Produce nothing but an exact copy of the lines from the one containing "Rebuild this chart" through the one containing "import pandas as pd", and do not carry over pictures.

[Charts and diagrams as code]
┄┄┄┄┄┄┄┄┄┄
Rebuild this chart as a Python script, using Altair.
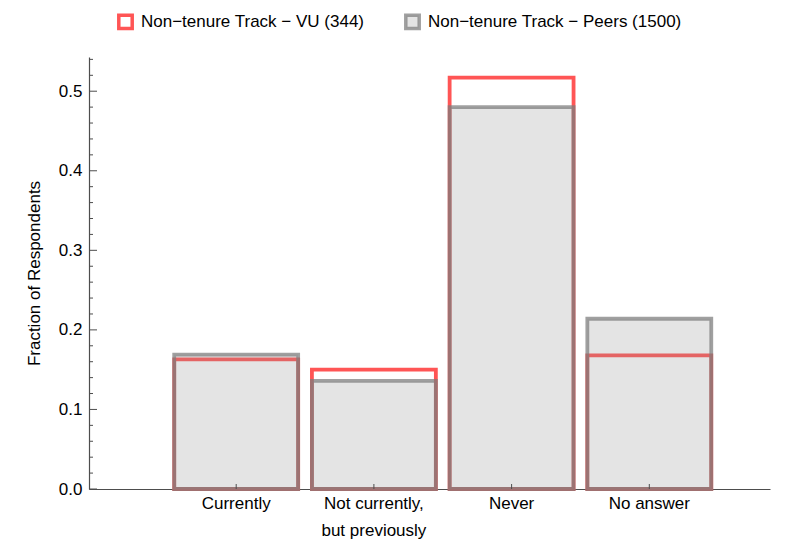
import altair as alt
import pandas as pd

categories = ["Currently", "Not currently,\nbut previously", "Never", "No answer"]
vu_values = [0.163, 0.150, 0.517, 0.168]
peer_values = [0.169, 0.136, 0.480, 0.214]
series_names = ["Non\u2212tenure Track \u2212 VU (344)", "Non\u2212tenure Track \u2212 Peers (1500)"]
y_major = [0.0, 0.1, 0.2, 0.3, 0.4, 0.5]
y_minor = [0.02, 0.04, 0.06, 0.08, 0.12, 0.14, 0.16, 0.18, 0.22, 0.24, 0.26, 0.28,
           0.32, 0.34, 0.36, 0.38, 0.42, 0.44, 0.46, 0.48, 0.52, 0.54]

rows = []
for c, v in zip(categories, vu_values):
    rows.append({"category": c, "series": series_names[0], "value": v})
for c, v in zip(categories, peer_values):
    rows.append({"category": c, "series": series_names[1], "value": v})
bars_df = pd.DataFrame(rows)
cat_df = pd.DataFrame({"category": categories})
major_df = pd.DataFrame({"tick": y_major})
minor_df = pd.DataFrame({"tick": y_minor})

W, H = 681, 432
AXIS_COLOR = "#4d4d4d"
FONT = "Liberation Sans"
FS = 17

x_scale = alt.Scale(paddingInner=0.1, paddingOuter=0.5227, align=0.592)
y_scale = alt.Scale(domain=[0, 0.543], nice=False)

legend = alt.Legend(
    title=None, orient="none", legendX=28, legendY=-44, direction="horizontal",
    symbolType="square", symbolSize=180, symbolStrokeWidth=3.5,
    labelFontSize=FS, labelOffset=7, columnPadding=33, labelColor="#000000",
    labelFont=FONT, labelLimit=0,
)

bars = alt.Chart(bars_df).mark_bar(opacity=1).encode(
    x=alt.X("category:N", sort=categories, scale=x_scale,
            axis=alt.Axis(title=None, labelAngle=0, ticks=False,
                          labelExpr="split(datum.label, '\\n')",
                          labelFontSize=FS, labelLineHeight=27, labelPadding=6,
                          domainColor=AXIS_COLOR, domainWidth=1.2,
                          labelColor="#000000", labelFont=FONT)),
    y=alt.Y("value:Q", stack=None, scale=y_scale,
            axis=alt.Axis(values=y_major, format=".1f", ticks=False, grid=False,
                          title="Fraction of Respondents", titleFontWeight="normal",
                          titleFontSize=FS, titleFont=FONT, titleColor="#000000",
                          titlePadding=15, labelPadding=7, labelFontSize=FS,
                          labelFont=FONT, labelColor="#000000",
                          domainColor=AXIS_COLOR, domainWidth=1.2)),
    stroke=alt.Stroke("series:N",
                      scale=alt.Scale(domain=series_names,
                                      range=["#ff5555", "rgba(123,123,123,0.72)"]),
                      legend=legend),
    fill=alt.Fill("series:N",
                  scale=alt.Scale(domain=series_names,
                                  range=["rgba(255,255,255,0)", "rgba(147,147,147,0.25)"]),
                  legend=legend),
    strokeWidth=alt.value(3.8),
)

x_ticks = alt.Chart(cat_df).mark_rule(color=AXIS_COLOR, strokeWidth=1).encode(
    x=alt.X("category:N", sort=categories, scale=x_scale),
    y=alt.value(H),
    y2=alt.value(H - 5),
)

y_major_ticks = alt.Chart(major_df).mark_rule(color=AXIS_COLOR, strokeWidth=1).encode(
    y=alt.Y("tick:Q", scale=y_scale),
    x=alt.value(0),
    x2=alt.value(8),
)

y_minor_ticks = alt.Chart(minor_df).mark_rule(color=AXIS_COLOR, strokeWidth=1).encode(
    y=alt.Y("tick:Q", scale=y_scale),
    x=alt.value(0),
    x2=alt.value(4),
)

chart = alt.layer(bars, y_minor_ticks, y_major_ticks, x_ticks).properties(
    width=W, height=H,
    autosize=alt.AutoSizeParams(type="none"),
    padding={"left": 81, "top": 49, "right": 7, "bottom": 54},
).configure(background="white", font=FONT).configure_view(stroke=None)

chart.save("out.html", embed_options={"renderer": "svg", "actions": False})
┄┄┄┄┄┄┄┄┄┄
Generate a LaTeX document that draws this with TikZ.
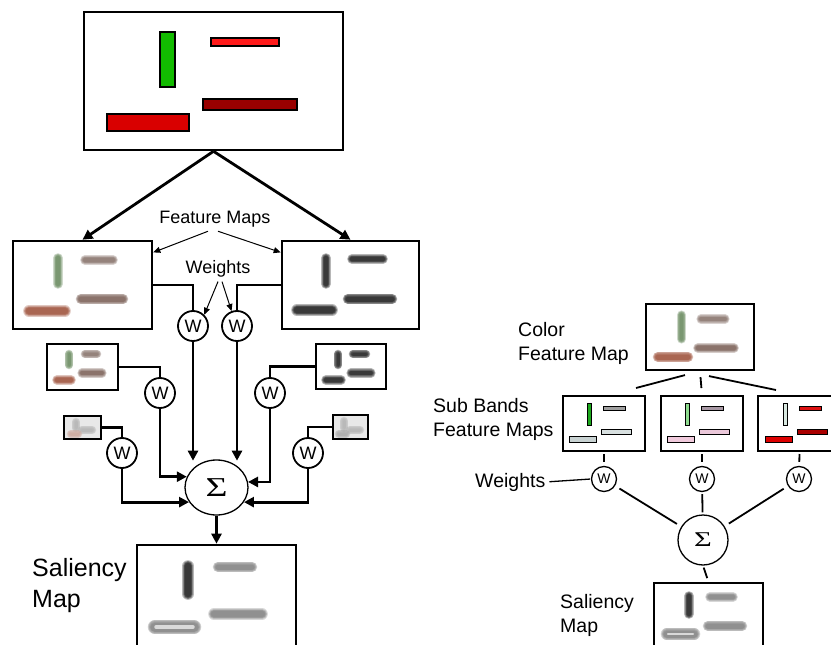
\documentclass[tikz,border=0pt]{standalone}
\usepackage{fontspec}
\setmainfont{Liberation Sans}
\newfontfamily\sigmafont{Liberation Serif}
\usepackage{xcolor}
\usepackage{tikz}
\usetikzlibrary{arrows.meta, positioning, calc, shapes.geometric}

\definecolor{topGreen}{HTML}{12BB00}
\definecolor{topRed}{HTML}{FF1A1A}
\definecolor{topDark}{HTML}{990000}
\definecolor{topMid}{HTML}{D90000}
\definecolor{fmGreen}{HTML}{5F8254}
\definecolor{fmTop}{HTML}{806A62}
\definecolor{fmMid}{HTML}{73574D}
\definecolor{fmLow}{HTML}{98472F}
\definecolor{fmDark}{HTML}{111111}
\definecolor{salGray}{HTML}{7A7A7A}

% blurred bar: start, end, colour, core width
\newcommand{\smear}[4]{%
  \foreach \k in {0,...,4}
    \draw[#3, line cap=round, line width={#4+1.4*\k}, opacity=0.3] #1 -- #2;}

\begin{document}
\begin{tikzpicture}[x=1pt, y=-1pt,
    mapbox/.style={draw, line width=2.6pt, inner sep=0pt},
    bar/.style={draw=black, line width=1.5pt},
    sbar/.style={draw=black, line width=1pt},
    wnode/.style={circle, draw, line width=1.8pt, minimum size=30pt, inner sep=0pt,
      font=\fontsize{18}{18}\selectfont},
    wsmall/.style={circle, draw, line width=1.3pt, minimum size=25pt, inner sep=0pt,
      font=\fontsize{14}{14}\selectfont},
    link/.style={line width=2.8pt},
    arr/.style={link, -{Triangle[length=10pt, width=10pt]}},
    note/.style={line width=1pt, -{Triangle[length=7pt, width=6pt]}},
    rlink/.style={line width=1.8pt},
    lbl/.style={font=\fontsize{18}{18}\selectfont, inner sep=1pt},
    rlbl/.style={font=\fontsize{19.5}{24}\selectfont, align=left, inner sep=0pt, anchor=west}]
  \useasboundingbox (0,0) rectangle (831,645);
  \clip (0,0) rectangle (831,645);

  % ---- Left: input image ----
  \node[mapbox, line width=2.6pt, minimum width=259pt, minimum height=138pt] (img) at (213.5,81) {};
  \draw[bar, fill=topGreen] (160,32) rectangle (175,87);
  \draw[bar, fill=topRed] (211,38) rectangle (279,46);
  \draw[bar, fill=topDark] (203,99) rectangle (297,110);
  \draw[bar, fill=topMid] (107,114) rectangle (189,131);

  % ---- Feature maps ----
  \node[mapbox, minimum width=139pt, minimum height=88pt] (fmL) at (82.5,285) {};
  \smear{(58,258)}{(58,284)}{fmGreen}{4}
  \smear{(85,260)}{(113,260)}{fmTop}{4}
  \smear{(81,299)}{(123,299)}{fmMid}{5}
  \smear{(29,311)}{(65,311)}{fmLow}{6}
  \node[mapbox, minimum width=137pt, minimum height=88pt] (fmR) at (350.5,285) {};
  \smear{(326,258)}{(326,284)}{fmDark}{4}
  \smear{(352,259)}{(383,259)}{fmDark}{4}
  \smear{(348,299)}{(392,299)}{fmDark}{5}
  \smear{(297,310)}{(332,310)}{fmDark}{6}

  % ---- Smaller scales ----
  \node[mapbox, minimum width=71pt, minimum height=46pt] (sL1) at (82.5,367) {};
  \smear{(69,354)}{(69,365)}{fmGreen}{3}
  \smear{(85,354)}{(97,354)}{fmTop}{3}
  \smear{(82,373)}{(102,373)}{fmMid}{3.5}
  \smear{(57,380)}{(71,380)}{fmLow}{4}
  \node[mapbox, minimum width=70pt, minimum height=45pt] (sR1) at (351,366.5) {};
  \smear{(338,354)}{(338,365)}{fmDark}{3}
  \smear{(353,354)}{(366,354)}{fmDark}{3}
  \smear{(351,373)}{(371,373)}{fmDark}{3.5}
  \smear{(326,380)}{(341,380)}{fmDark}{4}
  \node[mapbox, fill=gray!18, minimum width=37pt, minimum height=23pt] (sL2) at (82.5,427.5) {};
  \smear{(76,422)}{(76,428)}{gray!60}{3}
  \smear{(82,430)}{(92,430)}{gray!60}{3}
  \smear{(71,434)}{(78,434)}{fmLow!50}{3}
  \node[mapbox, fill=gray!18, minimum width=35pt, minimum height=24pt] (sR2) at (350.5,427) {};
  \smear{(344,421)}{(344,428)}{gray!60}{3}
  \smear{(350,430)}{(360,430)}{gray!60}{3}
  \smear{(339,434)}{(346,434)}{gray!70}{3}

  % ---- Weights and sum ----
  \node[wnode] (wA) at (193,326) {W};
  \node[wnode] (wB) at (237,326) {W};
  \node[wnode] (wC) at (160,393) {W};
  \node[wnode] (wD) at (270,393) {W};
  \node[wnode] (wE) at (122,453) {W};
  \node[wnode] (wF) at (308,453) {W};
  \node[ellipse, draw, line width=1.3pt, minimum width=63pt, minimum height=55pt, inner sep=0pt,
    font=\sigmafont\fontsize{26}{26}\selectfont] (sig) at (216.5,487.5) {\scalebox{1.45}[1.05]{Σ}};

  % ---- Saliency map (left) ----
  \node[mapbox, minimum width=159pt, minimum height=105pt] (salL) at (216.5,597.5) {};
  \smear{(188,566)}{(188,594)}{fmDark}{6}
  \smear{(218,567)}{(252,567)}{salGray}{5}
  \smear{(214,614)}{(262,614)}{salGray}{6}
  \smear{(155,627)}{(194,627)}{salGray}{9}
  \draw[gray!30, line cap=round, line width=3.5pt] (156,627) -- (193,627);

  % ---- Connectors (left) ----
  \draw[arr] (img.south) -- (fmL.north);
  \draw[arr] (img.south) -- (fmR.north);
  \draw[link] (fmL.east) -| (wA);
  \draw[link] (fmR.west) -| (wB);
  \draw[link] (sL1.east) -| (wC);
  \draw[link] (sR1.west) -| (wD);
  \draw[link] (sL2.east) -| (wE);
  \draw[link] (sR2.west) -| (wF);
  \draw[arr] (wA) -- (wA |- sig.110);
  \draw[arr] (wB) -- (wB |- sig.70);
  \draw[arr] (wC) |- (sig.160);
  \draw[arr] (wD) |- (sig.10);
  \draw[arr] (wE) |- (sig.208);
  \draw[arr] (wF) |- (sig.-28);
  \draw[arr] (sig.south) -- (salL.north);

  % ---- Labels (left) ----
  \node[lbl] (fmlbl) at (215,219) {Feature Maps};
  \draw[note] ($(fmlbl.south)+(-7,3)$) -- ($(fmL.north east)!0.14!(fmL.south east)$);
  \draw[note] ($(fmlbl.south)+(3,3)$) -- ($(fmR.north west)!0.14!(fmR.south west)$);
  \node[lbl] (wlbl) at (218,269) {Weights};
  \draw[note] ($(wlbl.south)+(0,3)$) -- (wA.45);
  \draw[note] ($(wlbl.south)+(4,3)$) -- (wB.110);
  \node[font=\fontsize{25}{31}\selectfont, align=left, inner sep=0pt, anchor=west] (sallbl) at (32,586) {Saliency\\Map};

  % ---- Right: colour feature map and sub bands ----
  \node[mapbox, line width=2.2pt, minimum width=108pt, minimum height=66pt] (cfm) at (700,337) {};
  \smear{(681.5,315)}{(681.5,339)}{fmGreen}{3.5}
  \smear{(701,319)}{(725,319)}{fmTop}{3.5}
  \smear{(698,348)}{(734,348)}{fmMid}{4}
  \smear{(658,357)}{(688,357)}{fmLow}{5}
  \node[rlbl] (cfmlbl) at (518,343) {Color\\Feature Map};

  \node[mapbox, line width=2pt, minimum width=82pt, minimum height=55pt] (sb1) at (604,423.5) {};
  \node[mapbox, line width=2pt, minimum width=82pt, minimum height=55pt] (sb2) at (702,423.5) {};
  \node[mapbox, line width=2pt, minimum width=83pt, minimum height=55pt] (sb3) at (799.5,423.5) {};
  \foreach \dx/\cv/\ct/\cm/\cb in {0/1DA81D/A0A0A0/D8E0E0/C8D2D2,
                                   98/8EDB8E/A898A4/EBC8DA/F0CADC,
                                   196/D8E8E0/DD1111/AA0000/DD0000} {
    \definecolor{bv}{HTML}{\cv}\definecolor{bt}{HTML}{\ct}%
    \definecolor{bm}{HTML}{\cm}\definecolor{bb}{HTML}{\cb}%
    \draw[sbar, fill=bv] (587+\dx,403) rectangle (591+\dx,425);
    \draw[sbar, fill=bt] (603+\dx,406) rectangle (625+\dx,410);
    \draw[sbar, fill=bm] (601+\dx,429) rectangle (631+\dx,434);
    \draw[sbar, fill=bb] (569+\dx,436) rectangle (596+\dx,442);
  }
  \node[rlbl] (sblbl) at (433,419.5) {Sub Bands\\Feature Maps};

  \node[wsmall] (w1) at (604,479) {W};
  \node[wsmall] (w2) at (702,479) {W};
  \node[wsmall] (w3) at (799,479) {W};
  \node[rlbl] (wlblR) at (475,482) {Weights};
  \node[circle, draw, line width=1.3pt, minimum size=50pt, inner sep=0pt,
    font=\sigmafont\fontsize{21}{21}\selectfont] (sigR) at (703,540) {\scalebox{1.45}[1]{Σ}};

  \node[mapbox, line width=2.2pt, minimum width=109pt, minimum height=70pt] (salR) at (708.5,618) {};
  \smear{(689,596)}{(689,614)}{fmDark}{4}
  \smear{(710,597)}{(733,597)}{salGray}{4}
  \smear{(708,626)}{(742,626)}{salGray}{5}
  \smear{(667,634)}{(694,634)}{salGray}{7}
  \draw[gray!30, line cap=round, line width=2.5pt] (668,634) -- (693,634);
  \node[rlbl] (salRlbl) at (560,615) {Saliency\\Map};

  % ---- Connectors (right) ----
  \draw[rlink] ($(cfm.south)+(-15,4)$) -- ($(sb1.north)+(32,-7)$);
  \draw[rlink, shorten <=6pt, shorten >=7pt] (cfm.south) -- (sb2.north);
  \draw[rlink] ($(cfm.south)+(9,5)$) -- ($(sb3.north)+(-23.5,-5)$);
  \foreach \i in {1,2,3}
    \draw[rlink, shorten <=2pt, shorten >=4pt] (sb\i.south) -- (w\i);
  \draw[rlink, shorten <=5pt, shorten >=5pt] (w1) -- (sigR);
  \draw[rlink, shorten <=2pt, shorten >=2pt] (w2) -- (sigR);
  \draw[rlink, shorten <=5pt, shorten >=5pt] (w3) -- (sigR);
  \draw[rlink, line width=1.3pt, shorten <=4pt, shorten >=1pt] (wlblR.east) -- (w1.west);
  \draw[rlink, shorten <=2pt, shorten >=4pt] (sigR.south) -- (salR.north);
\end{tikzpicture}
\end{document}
┄┄┄┄┄┄┄┄┄┄
* [RESPONSE TO THIS TASK]:
Rebuild this chart as a Python script, using Altair.
import altair as alt
import pandas as pd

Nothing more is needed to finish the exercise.